As I rode back into Manhattan, I thought of what George Lee told me on the issue of representation. He blamed the ongoing racial divisions on critical race theory that, for him, was a "political ideology of race war, racial hatred." He wondered out loud how one Asian could represent another Asian, or a black another black, for that matter. He explained that nobody looks like him or thinks like him so how can he represent another Asian? He then continued, "If an Asian gets into Harvard, does that Asian take courses on behalf of an Asian who did not get in?" He looked at me with the twinkle in the eye that one often has when revealing a racial absurdity: "There is no such thing as representation by race. This whole language of representation is basically saying that Asians or whites or blacks are mutually substitutable."

That was the very thing that de Blasio fought against when he campaigned for Mayor of New York. He knew the evil of racial profiling was that people were not seen as individuals but as members of a race. He had heard blacks complain that they should not fall under suspicion because they were black and lived in high crime neighborhoods. They protested that it was unfair and that they were more than their race.

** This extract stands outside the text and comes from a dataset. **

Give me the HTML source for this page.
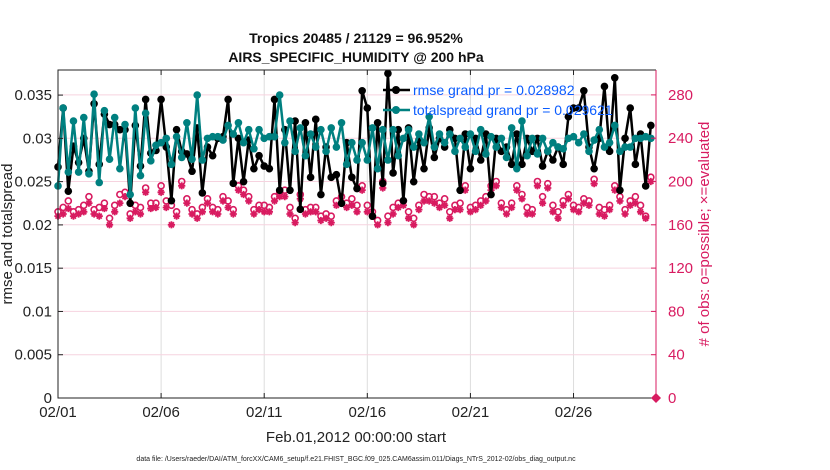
<!DOCTYPE html>
<html><head><meta charset="utf-8"><style>
body{margin:0;background:#fff;}
svg{display:block;font-family:"Liberation Sans",Arial,sans-serif;}
</style></head><body>
<svg id="chart" width="830" height="470" viewBox="0 0 830 470">
<g id="grid"></g>
<g id="series"></g>
<g id="axes"></g>
<text x="356" y="43" text-anchor="middle" font-size="14" font-weight="bold" fill="#111">Tropics 20485 / 21129 = 96.952%</text>
<text x="356" y="62" text-anchor="middle" font-size="14" font-weight="bold" fill="#111">AIRS_SPECIFIC_HUMIDITY @ 200 hPa</text>
<text transform="translate(12,234) rotate(-90)" text-anchor="middle" font-size="15" fill="#222">rmse and totalspread</text>
<text transform="translate(709,234) rotate(-90)" text-anchor="middle" font-size="15" fill="#d81b60"># of obs: o=possible; ×=evaluated</text>
<text x="356" y="442" text-anchor="middle" font-size="15" fill="#222">Feb.01,2012 00:00:00 start</text>
<text x="356" y="461" text-anchor="middle" font-size="7" fill="#222">data file: /Users/raeder/DAI/ATM_forcXX/CAM6_setup/f.e21.FHIST_BGC.f09_025.CAM6assim.011/Diags_NTrS_2012-02/obs_diag_output.nc</text>
<g>
<line x1="383" y1="90" x2="410" y2="90" stroke="#000" stroke-width="2.5"/>
<circle cx="396" cy="90" r="4" fill="#000"/>
<line x1="383" y1="110" x2="410" y2="110" stroke="#008080" stroke-width="2.5"/>
<circle cx="396" cy="110" r="4" fill="#008080"/>
<text x="413" y="95" font-size="14" fill="#0a5cff">rmse grand pr = 0.028982</text>
<text x="413" y="115" font-size="14" fill="#0a5cff">totalspread grand pr = 0.029621</text>
</g>
</svg>
<script>
const rmse=[0.0267,0.0335,0.0239,0.0291,0.0272,0.0300,0.0262,0.0340,0.0270,0.0328,0.0316,0.0316,0.0310,0.0310,0.0225,0.0315,0.0268,0.0345,0.0283,0.0286,
0.0345,0.0290,0.0228,0.0310,0.0285,0.0282,0.0262,0.0312,0.0237,0.0290,0.0280,0.0300,0.0302,0.0345,0.0248,0.0300,0.0250,0.0298,0.0265,0.0280,
0.0268,0.0265,0.0345,0.0240,0.0310,0.0240,0.0320,0.0218,0.0318,0.0255,0.0322,0.0235,0.0290,0.0255,0.0258,0.0225,0.0295,0.0255,0.0242,0.0355,
0.0335,0.0210,0.0318,0.0248,0.0375,0.0260,0.0310,0.0228,0.0312,0.0250,0.0298,0.0265,0.0312,0.0278,0.0300,0.0290,0.0310,0.0300,0.0240,0.0305,
0.0265,0.0300,0.0275,0.0305,0.0235,0.0300,0.0285,0.0290,0.0270,0.0305,0.0270,0.0300,0.0285,0.0300,0.0268,0.0285,0.0275,0.0290,0.0270,0.0325,
0.0335,0.0335,0.0355,0.0290,0.0265,0.0300,0.0360,0.0285,0.0370,0.0240,0.0300,0.0335,0.0270,0.0305,0.0245,0.0315];
const spread=[0.0245,0.0335,0.0261,0.0320,0.0261,0.0324,0.0259,0.0351,0.0249,0.0332,0.0276,0.0324,0.0265,0.0316,0.0235,0.0335,0.0257,0.0329,0.0274,0.0292,
0.0295,0.0300,0.0270,0.0302,0.0278,0.0318,0.0276,0.0350,0.0275,0.0300,0.0302,0.0302,0.0298,0.0315,0.0305,0.0318,0.0295,0.0310,0.0288,0.0310,
0.0300,0.0302,0.0302,0.0350,0.0295,0.0320,0.0285,0.0312,0.0280,0.0305,0.0290,0.0310,0.0285,0.0312,0.0290,0.0318,0.0270,0.0295,0.0275,0.0295,
0.0275,0.0312,0.0265,0.0310,0.0275,0.0310,0.0280,0.0300,0.0310,0.0290,0.0305,0.0295,0.0325,0.0290,0.0305,0.0295,0.0305,0.0285,0.0300,0.0290,
0.0305,0.0285,0.0310,0.0282,0.0302,0.0290,0.0300,0.0278,0.0312,0.0265,0.0320,0.0280,0.0300,0.0282,0.0300,0.0285,0.0295,0.0290,0.0288,0.0300,
0.0302,0.0295,0.0305,0.0285,0.0298,0.0310,0.0290,0.0295,0.0315,0.0285,0.0290,0.0290,0.0300,0.0300,0.0302,0.0300];
const possible=[172,176,182,172,174,178,186,174,176,180,166,178,188,190,170,178,176,194,180,180,
196,182,178,172,200,184,174,170,176,184,176,174,186,182,174,196,192,186,174,178,
178,176,186,190,192,176,166,188,174,176,176,168,170,168,182,186,180,184,178,196,
178,172,164,200,168,176,180,182,172,166,178,188,186,186,180,184,172,178,180,196,
176,178,182,186,196,200,180,174,180,196,188,176,174,200,186,198,178,172,182,188,
178,176,184,182,202,176,174,178,196,186,174,182,186,178,168,204];
const evaluated=[168,170,175,168,170,172,180,170,168,175,160,172,180,186,166,172,170,190,175,176,
190,176,160,168,196,180,170,166,172,180,172,170,182,176,170,192,188,182,170,174,
172,172,182,186,186,170,162,184,170,172,172,164,166,162,178,180,176,178,172,192,
172,168,160,194,162,170,176,178,166,160,174,182,182,180,176,178,166,174,174,192,
172,174,178,182,192,196,176,170,176,192,184,170,170,196,180,194,172,166,178,184,
174,172,180,178,198,170,168,174,192,182,170,178,180,172,166,200];
const xTickLabels=["02/01","02/06","02/11","02/16","02/21","02/26"];
const xTickDays=[0,5,10,15,20,25];
const yTickLabels=["0","0.005","0.01","0.015","0.02","0.025","0.03","0.035"];
const yTicks=[0,0.005,0.01,0.015,0.02,0.025,0.03,0.035];
const rTicks=[0,40,80,120,160,200,240,280];
const stepDays=0.25;

const L=58,R=656,T=70,B=398;
const xS=d=>L+(d/29)*(R-L);
const yS=v=>B-(v/0.0379)*(B-T);
const rS=c=>B-(c/303)*(B-T);
const NS="http://www.w3.org/2000/svg";
function mk(tag,attrs,parent){const e=document.createElementNS(NS,tag);for(const k in attrs)e.setAttribute(k,attrs[k]);parent.appendChild(e);return e;}
const grid=document.getElementById('grid'),ser=document.getElementById('series'),ax=document.getElementById('axes');

xTickDays.forEach((d,i)=>{
  const gl=mk('line',{x1:xS(d),x2:xS(d),y1:T,y2:B,stroke:'#dddddd','stroke-width':1},grid);
  
  
  mk('line',{x1:xS(d),x2:xS(d),y1:B,y2:B-5,stroke:'#222'},ax);
  mk('line',{x1:xS(d),x2:xS(d),y1:T,y2:T+5,stroke:'#222'},ax);
  const t=mk('text',{x:xS(d),y:B+19,'text-anchor':'middle','font-size':15,fill:'#222'},ax);
  t.textContent=xTickLabels[i];
  
  
});
rTicks.forEach(c=>{
  if(c>0){const gl=mk('line',{x1:L,x2:R,y1:rS(c),y2:rS(c),stroke:'#f6d3df','stroke-width':1},grid);
  
  }
  mk('line',{x1:R,x2:R-5,y1:rS(c),y2:rS(c),stroke:'#d81b60'},ax);
  const t=mk('text',{x:R+12,y:rS(c)+5,'font-size':15,fill:'#d81b60'},ax);
  t.textContent=String(c);
  
  
});
yTicks.forEach((v,i)=>{
  mk('line',{x1:L,x2:L+5,y1:yS(v),y2:yS(v),stroke:'#222'},ax);
  const t=mk('text',{x:L-6,y:yS(v)+5,'text-anchor':'end','font-size':15,fill:'#222'},ax);
  t.textContent=yTickLabels[i];
  
  
});
mk('path',{d:`M${R},${T}H${L}V${B}H${R}`,fill:'none',stroke:'#222','stroke-width':1},ax);
mk('line',{x1:R,x2:R,y1:T,y2:B,stroke:'#d81b60','stroke-width':1},ax);
mk('path',{d:`M${R},${B-5}L${R+5},${B}L${R},${B+5}L${R-5},${B}Z`,fill:'#d81b60'},ax);

possible.forEach((c,i)=>{
  const x=xS(i*stepDays),y=rS(c);
  const o=mk('circle',{cx:x,cy:y,r:3,fill:'none',stroke:'#d81b60','stroke-width':1.6},ser);
  
  
});
evaluated.forEach((c,i)=>{
  const x=xS(i*stepDays),y=rS(c),s=3.6;
  const g=mk('path',{d:`M${x-s},${y}H${x+s}M${x},${y-s}V${y+s}M${x-s*0.7},${y-s*0.7}L${x+s*0.7},${y+s*0.7}M${x-s*0.7},${y+s*0.7}L${x+s*0.7},${y-s*0.7}`,stroke:'#d81b60','stroke-width':1.8},ser);
  
  
});
function drawLine(arr,color,name){
  const d=arr.map((v,i)=>(i?'L':'M')+xS(i*stepDays).toFixed(1)+','+yS(v).toFixed(1)).join('');
  const p=mk('path',{d:d,fill:'none',stroke:color,'stroke-width':2.5,'stroke-linejoin':'round'},ser);
  
  
  arr.forEach((v,i)=>{
    const c=mk('circle',{cx:xS(i*stepDays),cy:yS(v),r:3.8,fill:color},ser);
    
    
  });
}
drawLine(rmse,'#000','rmse');
drawLine(spread,'#008080','totalspread');
</script>
</body></html>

Yet de Blasio betrayed this lesson in humanity when he racially profiled the Asians his entire time in office, leaving many black and Hispanic students worse off than when he took office. 

In many ways, the disheveled man who yelled at the Asians at the rally was a sad symbol of de Blasio’s education legacy. That man had been poisoned in the mind to believe that Asians somehow had monopolized all the power and that is why he demanded that they give blacks a chance. But there is nothing the Asians can give him. There is nothing a race can give. Only the individual can give or take. That man will sadly never rise above his current station as long as he thinks that way. And that is why de Blasio failed so miserably on his campaign promise to uplift the schools.